Pouvons-nous dire que Quignard éprouve la même jalousie en se plaçant entre l’œuvre d’autrui et son créateur ? Nous avons remarqué précédemment que l’homme quignardien ne peut tomber amoureux qu’à condition que la femme ne lui appartienne pas et qu’elle appartienne à un autre. C’est le même processus qui lie notre auteur aux créations des autres écrivains : un lien enrichissant, créateur, et en même temps destructeur. On pense à la définition que Roland Barthes donne de la jalousie : « équation à trois termes : on est jaloux de deux personnes à la fois » 294 . Une telle formule pourrait être prise pour toute l’œuvre de Quignard, aussi bien que pour celle de Meaume. Pour construire son œuvre, il doit attaquer cette présence obsédante qui symbolise le père, l’origine ou la scène originaire. Et, une fois l’œuvre achevée, il faut qu’elle soit abandonnée. Ainsi, créer signifie, du début à la fin, se séparer. Il faut que l’artiste s’éloigne de son œuvre, que le père (Meaume) ne reconnaisse pas son fils (Vanlacre). Portée par l’angoisse de vouloir reconstituer la scène traumatisante et la peur obsédante de la voir, chaque œuvre de Quignard est une visite effectuée dans les zones dangereuses de cette scène, une tentative de la découvrir et un espoir de la perdre.

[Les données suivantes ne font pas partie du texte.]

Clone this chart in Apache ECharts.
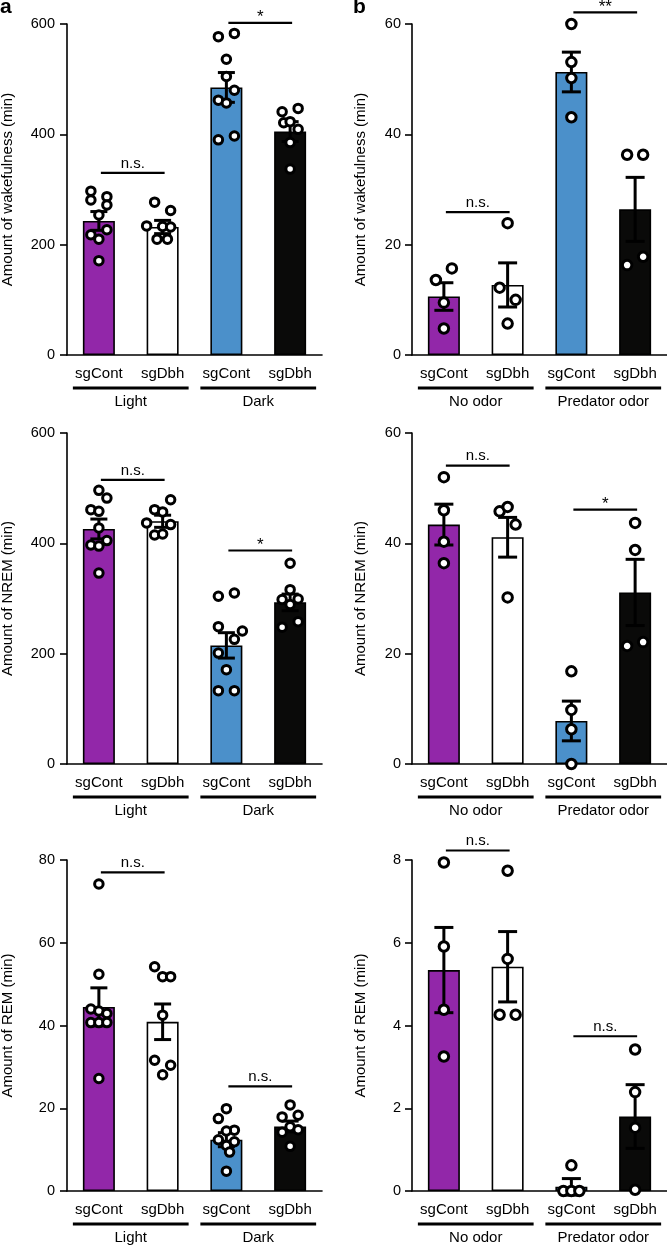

Elle est, en ce sens, le résultat du conflit entre deux forces : l’une représente le retour dans le passé vers la scène qui nous constitue, et l’autre n’est que la fuite dans l’inconnu de l’avenir, une volonté de s’éloigner et de s’égarer dans le temps pour perdre la possibilité de retrouver notre origine. Cela peut expliquer la construction binaire, déjà soulignée, des chapitres du Sexe et l’effroi : « Parrhasios et Tibère », « Persée et Méduse », Pétrone et Ausone », « Domus et villa », « Pasiphaé et Apulée », « Le taureau et le plongeur », « Suplicius et les ruines de Pompéi » 295 . Cette structure parfait le triangle de la jalousie qui nécessite les trois personnes ou les « trois termes » selon Barthes. Derrière lui se cache l’idée génératrice qui porte l’œuvre de Quignard :

‘« On invente des pères, c’est-à-dire des histoires, afin de donner sens à l’aléa d’une saillie qu’aucun de nous – aucun de ceux qui en sont les fruits après dix mois lunaires obscurs – ne peut voir. » (S.E.13).’

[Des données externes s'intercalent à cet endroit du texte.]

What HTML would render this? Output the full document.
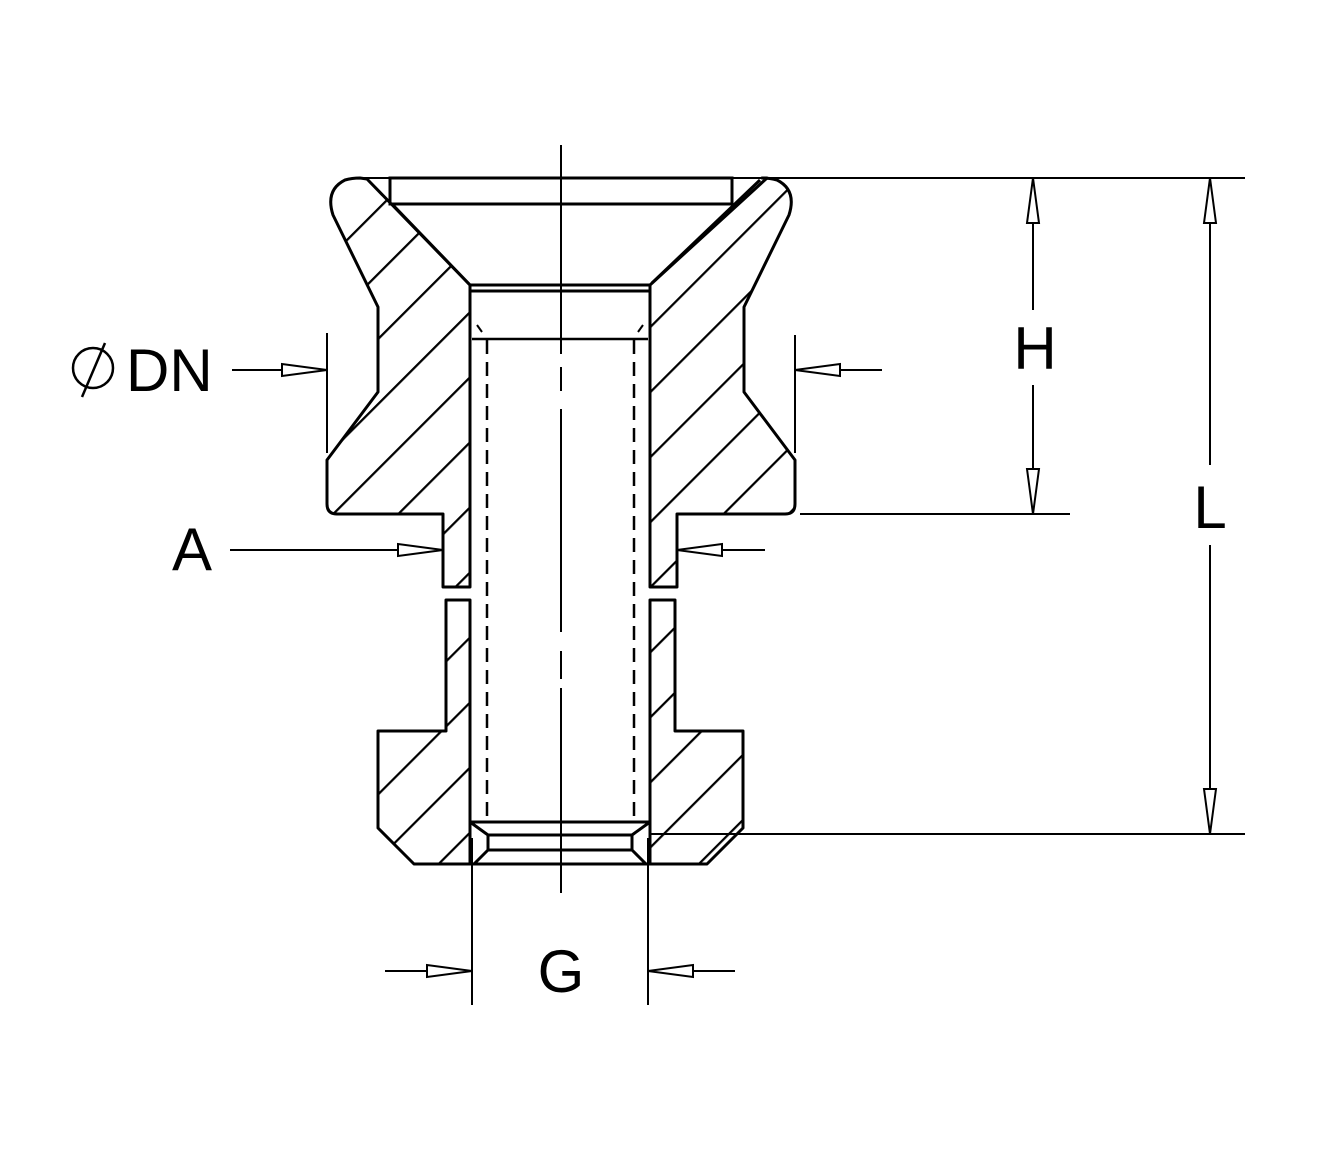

Ainsi, le monde viril, les relations triangulaires, nécessaires à la création, l’amour impossible dont souffre le héros quignardien ne sont que les reflets de la perte du père. Mais ces structures purement masculines, qui disent le dessein de reconstruire le corps de ce dernier, sont entachés du même paradoxe que celui qui préside à la situation de Meaume ou de Quignard écrivain, à la fois dans et hors le système social 296  : le désir du père et des systèmes symboliques qui le représentent se double d’une volonté de distanciation radicale, et même d’annulation du père-adversaire. Cela passe par la promotion parallèle des caractéristiques féminines et maternelles de toute création – caractéristiques issues de cet inconscient que C. G. Jung appelait « le domaine des mères » 297 . Cela passe aussi par le développement de la culpabilité et de la peur.

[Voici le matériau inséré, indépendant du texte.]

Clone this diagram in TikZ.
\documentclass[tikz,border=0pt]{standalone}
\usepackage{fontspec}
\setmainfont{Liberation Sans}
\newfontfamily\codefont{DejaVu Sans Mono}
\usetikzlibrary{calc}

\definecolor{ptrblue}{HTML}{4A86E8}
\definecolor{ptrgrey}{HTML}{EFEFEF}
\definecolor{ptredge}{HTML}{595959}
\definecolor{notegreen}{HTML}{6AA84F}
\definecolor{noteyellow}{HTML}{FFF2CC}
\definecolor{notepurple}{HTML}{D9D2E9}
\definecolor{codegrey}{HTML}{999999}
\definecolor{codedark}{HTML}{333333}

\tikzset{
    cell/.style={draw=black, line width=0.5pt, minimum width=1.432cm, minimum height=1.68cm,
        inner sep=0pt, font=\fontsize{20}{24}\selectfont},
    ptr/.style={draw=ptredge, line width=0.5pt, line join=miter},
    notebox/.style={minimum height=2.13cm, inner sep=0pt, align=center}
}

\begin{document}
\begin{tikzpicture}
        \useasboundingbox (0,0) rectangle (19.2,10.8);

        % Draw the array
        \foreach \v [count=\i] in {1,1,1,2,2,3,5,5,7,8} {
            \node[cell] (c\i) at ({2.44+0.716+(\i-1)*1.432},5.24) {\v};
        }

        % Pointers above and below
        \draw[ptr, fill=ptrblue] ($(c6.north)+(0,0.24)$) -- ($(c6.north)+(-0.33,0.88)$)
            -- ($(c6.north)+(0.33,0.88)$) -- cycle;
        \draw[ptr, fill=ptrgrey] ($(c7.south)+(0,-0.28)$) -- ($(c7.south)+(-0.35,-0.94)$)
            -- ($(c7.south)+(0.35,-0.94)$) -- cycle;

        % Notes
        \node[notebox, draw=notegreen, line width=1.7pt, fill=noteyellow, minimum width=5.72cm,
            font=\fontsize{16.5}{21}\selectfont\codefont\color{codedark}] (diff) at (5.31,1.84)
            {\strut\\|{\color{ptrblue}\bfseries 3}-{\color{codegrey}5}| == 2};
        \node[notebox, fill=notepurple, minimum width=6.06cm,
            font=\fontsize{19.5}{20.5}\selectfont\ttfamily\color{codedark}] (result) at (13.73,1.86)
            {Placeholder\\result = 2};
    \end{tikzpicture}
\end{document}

Désir d’assassiner le maître, de tuer le père et d’effacer l’origine : la culpabilité qui en résulte est en effet la trace et le prix à payer de cette quête qui renvoie, chez Quignard, à remonter la source ou nager, comme les saumons, à contre-courant pour arriver à la source et y mourir. La culpabilité peut aussi se manifester dans la peur, et l’une et l’autre s’accompagnent de colère jalouse. Quignard consacre un chapitre de Terrasse à Rome à cette dernière, tant elle est apte à traduire l’hostilité à l’égard du père qui anime ses héros, et qui apparaît comme le revers d’un amour très fort.

Après son accident, Meaume défiguré ne rencontre plus chez les autres hommes ce qui lui renvoie sa propre image. C’est pourquoi il s’attache par son art à représenter situations ou cartes érotiques destinées à un public masculin qu’il jalouse. Cette jalousie devient la source inépuisable de son travail, en même temps qu’elle se revêt d’un pouvoir auto-destructeur (nous avons souligné au premier chapitre l’hypothèse d’un suicide) :

‘« J’ai vu que tout travail et toute habileté dans le travail n’est que jalousie de l’homme à l’égard de son prochain » (Ecclésiaste, 4) 298 . ’

En écrivant, Quignard produit, devient le père de sa création, et le triangle de la jalousie s’amorce ; mais il lui manque le troisième terme. Persécuté par les écrivains de l’Antiquité, Quignard transfère ses sentiments d’hostilité sur son lecteur : il devient le persécuteur qui doit assujettir ce dernier à son pouvoir. Ecrire devient exercice de pouvoir et tentative de soumission :

‘« Amat qui scribet, paedicator qui leget (celui qui écrit sodomise. Celui qui lit est sodomisé). » (S.E.262)’
Notes
292.

Petits traités II, p. 404.

293.

Pascal Quignard le solitaire, Op. cit., p. 32.

294.

Roland Barthes, Fragments d’un discours amoureux, éditions du Seuil, 1977, p. 80.

295.

Dans Pascal Quignard le solitaire, Quignard explique à Chantal Lapeyre-Desmaison que Catherine Flohic, l’éditrice, a bien voulu qu’il glisse une des scènes auxquelles ses histoires et ses réflexions renvoient toujours. Il l’appelle « un petit musée secret », p. 189. Si nous observons bien tous les tableaux et les images qui ont été retenus selon le choix de Quignard, nous remarquons que presque plus de la moitié de ces œuvres d’art mettent en scène trois personnages et parfois plus. Il suffit seulement de jeter un coup d’œil sur les titres dans l’annexe : Parmigianino, Vulcain, Mars et Vénus ; Maître Léon Davent (d’après Primatice), Apelle peignant Alexandre et Campaspe ; Jérome Wierix, Deux amants guettés par la mort ; Augustin Carrache, Didon et Enée surpris par Ascagne ; La Traverse, Hercule et Antée sous le regard de Tanger ; Nicolas Poussin, Polyphème, Acis et Galatée. Dans d’autres tableaux nous pouvons aussi trouver ce lien triangulaire sans que le titre n’y renvoie.

296.

Voir notre introduction.

297.

L’Ame et la vie, Op. cit., p. 219.

298.

La Bible, traduite des textes originaux hébreu et grec par Louis Segond. Nouvelle édition de Genève, 1979,p. 662.